In the article, a young Muslim who was thinking about going to Iraq decided not to because he didn't want to blow up Muslims.

That's the message. If you join Al Qeada, you'll blow up Muslims. The message is already working. We just need to help spread it.

Ron Humphrey
11-29-2007, 07:14 PM
Because it's hard, probably impossible and more importantly, it's unnecessary. All we need to do is convince people not to blow themselves up. We don't even need to figure out what to say.

Where Boys Grow Up to be Jihadis – Andrea Elliott, New York Times (http://www.nytimes.com/2007/11/25/magazine/25tetouan-t.html)

In the article, a young Muslim who was thinking about going to Iraq decided not to because he didn't want to blow up Muslims.

That's the message. If you join Al Qeada, you'll blow up Muslims. The message is already working. We just need to help spread it.


I understand where your coming from but might I ask, is it too much to think we might also approach it in a way which says its also not ok to blow yourself up even though the people aren't muslim.

I mean I'm not sure that particular argument, even if widely disseminated would have effectively stopped those who attacked on 9/11, or countless other times and places.

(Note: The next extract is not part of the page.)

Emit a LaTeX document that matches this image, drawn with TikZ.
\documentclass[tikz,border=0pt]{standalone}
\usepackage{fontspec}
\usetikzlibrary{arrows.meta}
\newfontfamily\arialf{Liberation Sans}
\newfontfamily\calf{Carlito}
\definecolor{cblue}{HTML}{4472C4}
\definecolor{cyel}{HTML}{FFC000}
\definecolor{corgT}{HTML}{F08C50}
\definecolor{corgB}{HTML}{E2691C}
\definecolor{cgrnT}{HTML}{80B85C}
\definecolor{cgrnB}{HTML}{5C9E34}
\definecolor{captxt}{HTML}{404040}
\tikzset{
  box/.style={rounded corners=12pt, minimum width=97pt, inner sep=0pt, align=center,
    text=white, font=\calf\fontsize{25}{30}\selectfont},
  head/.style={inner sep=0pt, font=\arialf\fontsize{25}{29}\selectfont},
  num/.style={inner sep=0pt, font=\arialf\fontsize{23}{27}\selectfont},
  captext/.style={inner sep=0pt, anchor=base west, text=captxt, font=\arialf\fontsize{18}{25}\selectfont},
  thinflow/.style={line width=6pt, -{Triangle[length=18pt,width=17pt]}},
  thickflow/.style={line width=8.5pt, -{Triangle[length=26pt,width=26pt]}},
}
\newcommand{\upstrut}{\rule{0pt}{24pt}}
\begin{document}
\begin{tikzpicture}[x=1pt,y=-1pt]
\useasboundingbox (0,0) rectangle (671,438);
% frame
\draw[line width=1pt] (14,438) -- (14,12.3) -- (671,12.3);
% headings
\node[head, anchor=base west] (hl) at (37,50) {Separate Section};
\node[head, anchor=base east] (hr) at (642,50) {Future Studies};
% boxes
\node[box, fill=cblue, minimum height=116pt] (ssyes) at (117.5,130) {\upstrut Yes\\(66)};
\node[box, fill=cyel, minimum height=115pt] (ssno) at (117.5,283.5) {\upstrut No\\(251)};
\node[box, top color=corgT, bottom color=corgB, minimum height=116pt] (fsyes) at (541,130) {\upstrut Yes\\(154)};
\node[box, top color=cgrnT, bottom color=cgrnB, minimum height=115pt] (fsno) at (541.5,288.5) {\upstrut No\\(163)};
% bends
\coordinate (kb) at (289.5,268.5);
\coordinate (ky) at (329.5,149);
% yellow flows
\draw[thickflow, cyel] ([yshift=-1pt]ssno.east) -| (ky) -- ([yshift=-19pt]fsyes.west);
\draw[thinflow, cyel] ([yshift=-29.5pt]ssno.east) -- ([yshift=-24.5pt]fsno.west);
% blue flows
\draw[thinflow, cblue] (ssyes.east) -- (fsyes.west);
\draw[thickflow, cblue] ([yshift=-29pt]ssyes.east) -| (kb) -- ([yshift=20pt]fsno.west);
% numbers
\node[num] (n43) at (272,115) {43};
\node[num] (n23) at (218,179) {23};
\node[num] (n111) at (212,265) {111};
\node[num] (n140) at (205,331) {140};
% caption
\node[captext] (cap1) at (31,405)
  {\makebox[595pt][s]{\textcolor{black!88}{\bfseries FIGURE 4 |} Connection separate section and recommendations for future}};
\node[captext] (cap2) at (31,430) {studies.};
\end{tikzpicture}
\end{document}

By singularly focusing on this it would be in following with the dehumanization of those who don't fit a particular mold.

Just a thought...

Rank amateur
11-29-2007, 09:52 PM
I understand where your coming from but might I ask, is it too much to think we might also approach it in a way which says its also not ok to blow yourself up even though the people aren't muslim.

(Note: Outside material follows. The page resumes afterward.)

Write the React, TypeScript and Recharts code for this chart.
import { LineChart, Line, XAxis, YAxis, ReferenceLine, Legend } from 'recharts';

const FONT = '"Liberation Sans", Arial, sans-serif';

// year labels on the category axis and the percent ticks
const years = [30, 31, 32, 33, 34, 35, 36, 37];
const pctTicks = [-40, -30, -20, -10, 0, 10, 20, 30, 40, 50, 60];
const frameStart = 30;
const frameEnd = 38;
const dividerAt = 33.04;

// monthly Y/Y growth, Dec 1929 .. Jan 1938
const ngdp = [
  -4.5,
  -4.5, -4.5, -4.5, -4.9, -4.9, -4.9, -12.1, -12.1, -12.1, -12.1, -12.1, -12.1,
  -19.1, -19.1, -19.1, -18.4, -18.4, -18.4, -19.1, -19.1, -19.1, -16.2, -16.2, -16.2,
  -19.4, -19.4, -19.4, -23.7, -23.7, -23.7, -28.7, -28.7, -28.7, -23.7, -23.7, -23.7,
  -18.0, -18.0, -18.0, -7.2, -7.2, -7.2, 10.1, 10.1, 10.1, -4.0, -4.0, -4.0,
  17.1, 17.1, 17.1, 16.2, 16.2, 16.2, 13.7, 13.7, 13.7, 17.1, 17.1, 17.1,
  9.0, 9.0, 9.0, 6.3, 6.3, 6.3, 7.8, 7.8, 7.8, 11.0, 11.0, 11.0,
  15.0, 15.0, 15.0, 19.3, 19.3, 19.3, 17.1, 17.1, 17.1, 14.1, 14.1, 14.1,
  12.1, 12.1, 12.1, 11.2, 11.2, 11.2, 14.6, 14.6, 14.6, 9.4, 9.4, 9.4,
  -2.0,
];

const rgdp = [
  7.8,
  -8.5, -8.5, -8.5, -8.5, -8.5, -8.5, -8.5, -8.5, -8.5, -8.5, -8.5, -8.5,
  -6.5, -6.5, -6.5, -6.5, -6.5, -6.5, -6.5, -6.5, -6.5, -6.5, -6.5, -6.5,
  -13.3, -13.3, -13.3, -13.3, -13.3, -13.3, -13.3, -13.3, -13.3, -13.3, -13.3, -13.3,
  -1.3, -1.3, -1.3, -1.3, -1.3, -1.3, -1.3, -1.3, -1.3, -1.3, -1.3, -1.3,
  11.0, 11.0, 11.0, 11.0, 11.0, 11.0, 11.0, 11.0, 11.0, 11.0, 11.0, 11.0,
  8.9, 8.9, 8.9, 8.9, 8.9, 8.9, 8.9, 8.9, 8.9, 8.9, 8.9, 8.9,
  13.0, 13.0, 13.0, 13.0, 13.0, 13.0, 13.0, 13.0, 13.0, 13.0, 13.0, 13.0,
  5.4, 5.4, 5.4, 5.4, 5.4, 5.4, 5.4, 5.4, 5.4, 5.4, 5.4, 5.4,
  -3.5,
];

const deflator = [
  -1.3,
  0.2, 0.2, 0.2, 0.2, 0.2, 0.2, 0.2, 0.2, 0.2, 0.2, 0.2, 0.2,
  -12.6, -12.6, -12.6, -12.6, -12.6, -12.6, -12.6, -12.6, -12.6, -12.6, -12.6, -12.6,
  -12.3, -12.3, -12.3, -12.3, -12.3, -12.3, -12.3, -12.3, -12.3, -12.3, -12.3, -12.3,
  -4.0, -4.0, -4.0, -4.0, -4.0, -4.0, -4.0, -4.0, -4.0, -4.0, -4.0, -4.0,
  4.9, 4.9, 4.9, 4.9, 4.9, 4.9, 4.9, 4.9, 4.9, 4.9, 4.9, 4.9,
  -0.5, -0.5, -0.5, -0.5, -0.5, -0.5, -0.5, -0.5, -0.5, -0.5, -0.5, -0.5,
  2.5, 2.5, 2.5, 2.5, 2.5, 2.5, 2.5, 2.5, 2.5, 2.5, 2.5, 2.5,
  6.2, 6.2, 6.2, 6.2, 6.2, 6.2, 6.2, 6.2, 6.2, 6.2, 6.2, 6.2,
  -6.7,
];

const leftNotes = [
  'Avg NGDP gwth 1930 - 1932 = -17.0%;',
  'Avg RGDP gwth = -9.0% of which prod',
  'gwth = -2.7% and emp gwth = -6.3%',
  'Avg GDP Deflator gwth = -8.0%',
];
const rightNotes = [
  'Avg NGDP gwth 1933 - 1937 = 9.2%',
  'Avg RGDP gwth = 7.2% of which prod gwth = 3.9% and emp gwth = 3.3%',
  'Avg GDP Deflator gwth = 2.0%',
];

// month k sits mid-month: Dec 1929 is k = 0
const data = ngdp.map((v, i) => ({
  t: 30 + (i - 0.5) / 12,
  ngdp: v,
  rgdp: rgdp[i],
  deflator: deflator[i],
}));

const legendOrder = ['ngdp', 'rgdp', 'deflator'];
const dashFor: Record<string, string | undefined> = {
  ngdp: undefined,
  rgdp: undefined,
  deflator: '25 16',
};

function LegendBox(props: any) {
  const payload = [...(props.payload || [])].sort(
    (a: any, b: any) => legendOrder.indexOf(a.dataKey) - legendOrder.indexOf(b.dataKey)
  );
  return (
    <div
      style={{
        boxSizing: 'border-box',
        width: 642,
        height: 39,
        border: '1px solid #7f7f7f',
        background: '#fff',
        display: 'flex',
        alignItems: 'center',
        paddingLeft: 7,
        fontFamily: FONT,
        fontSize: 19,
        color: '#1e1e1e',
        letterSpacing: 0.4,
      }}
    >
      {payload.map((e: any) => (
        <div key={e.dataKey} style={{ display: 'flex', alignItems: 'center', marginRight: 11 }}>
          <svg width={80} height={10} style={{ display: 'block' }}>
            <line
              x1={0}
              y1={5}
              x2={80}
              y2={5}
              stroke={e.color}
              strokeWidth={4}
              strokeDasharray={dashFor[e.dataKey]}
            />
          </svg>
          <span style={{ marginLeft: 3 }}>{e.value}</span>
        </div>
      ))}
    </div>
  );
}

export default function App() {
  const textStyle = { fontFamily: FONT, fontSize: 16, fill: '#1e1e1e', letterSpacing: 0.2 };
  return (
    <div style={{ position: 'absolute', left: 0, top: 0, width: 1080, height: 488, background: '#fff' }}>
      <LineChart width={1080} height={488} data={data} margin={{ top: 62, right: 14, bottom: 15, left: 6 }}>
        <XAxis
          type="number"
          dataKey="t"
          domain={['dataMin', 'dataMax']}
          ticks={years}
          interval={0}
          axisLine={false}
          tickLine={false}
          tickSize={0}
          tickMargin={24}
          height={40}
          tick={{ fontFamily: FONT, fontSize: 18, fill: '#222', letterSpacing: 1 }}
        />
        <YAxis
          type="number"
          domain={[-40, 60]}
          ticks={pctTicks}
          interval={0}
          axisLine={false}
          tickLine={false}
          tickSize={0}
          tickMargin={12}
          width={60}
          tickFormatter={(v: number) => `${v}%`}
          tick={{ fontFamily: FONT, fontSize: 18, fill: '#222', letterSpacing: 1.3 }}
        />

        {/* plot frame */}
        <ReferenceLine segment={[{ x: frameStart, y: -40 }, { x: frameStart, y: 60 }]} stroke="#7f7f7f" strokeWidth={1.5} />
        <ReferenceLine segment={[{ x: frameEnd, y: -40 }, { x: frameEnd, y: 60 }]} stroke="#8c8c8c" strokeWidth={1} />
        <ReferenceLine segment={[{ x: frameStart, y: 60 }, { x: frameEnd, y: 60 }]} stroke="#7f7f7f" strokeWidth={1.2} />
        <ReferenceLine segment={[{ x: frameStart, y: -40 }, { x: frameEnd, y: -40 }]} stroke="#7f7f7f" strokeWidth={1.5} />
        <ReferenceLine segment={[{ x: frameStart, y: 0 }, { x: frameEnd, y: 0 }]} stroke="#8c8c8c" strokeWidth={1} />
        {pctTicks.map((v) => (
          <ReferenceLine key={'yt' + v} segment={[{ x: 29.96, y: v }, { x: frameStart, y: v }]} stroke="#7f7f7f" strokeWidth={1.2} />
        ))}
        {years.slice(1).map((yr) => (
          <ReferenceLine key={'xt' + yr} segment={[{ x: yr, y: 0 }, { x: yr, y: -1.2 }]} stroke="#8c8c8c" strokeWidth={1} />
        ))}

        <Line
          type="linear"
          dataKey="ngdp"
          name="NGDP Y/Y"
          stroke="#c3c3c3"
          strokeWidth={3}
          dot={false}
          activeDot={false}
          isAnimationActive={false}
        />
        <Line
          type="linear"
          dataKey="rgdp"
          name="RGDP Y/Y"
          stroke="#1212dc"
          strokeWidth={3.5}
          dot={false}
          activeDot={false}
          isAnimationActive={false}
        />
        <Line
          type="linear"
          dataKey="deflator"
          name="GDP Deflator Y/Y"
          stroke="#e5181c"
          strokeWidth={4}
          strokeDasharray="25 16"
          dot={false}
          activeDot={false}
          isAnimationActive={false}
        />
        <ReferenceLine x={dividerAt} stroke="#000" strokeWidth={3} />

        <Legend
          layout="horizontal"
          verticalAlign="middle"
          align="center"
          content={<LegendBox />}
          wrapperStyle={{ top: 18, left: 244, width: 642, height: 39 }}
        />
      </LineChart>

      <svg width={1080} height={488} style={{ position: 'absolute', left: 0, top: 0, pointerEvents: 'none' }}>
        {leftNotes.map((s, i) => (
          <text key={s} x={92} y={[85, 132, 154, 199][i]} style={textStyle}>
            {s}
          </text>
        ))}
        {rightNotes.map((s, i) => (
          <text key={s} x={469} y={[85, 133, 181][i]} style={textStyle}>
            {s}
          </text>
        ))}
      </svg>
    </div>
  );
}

Yes. People who hate you won't take lectures from you, even if you're right.

invictus0972
11-30-2007, 01:03 AM
That's the message. If you join Al Qeada, you'll blow up Muslims. The message is already working. We just need to help spread it.

I agree with this statement; however, convincing them not to kill the "near enemy" is only half the battle. We then need to convince them not to kill the "far enemy". If I remember correctly, this is the split that UBL had with Azzam. UBL was willing to take the fight to his fellow Muslims and Azzam was not. Azzam was only willing to fight non-Muslims, and UBL had him killed for his different point of view, at least this is the speculation.

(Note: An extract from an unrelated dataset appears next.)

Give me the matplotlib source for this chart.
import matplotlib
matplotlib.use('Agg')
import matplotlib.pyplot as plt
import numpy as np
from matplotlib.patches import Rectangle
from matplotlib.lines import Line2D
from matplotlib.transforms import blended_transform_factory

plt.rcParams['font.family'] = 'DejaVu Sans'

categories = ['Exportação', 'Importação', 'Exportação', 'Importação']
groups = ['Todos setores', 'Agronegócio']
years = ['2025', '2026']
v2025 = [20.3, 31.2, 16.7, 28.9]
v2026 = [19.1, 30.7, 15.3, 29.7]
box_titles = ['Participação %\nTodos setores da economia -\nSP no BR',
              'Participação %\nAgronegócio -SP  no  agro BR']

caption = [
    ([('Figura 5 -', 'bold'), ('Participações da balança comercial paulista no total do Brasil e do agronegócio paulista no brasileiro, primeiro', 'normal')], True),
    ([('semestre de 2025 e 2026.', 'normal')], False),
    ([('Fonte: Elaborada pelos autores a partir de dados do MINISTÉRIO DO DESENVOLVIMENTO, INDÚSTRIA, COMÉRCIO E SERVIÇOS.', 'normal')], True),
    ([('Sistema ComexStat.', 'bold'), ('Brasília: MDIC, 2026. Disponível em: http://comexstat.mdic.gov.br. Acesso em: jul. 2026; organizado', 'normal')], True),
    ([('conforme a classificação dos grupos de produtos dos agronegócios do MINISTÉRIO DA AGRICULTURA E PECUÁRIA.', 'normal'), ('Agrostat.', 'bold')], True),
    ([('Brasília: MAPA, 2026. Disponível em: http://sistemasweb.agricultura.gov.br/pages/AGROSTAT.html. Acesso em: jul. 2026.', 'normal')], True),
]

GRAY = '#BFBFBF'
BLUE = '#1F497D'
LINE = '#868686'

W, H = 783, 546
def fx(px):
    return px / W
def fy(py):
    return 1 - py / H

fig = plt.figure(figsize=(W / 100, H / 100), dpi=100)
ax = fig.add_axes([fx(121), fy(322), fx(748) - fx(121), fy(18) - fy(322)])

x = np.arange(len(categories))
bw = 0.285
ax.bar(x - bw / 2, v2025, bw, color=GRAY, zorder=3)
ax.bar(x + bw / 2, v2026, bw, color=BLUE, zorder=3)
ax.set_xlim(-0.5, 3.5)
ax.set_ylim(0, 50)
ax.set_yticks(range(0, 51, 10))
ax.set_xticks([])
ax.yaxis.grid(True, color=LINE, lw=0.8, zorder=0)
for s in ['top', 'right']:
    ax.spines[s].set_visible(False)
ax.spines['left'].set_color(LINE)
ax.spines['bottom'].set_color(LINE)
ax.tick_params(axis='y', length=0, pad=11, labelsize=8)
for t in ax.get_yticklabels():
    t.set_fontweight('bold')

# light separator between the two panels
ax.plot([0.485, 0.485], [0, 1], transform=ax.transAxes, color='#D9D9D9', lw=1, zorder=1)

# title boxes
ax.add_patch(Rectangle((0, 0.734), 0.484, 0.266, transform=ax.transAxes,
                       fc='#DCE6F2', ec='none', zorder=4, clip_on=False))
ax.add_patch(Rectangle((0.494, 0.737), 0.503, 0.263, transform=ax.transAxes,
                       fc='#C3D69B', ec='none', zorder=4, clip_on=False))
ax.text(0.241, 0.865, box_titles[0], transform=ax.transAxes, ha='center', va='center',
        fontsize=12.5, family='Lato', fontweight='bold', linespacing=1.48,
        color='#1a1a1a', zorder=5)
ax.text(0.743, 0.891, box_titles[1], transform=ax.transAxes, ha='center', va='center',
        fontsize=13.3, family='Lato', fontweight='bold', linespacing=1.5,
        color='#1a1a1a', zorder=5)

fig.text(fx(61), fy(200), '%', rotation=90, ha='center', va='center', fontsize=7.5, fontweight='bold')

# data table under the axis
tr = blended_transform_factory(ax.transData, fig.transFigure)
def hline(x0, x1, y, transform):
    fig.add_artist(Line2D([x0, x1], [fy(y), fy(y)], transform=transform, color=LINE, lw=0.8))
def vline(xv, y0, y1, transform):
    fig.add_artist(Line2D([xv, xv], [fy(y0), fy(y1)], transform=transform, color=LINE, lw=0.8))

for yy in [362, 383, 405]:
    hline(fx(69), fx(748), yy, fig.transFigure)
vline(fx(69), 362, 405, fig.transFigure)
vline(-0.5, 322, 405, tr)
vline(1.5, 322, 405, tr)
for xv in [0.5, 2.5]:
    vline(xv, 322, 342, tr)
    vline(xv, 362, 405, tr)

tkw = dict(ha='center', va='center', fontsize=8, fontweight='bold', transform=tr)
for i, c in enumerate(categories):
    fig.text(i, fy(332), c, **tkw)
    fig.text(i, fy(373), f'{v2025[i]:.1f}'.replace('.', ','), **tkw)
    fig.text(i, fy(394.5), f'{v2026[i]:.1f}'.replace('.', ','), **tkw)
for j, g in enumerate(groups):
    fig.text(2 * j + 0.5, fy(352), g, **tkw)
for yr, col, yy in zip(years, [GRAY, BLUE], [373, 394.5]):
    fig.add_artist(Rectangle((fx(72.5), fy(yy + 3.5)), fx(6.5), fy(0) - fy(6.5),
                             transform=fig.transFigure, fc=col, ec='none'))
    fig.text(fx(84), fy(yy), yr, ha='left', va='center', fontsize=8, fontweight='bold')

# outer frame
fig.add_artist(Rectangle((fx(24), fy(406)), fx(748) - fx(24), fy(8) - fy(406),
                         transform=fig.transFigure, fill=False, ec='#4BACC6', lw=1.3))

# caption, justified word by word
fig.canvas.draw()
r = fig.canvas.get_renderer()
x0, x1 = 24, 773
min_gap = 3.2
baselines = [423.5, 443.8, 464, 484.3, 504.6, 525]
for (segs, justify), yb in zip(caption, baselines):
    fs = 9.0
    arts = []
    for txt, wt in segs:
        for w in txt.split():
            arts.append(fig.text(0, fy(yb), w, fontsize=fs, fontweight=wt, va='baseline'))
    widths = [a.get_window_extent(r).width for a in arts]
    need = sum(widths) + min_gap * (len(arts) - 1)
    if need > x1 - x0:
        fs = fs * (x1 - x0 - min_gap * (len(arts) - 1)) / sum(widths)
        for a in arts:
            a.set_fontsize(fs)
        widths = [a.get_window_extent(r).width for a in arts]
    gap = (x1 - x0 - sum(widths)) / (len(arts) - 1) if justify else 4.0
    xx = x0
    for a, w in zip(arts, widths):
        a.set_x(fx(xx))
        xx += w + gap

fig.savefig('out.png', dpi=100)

The bottom line is that we need to continue, as you suggest, to convince them to stop killing fellow Muslims, and this will help us in Iraq. However, we still have that global Islamic insurgency to deal with, which will require the same kind of IO campaign that we are seeing in Iraq!

Rank amateur
11-30-2007, 03:35 AM
I agree with this statement; however, convincing them not to kill the "near enemy" is only half the battle. We then need to convince them not to kill the "far enemy".

Not really. The only ones trying to kill the far enemy have hitched their wagon to Al Qaeda. If they can't recruit new members, they'll weaken: especially since they tend to blow up their own members.

kehenry1
12-01-2007, 02:54 AM
The true failing of the Japanese air force. There is a certain overt attrition in favor of your enemy when you blow your own guys up. Particularly when they see that it doesn't actually end with your victory.

wm
12-01-2007, 03:06 PM
The true failing of the Japanese air force. There is a certain overt attrition in favor of your enemy when you blow your own guys up. Particularly when they see that it doesn't actually end with your victory.
And, in a non-violent vain, consider the Shakers. We don't see too many of them around any more now, do we?

It's a little hard to keep your organization going when one of its central tenets (no sex in the case of the Shakers; suicide for the AQ looney tunes) is in direct contradiction to longevity. Reminds me of the Judean People's Front crack suicide squad in Monty Python's Life of Brian.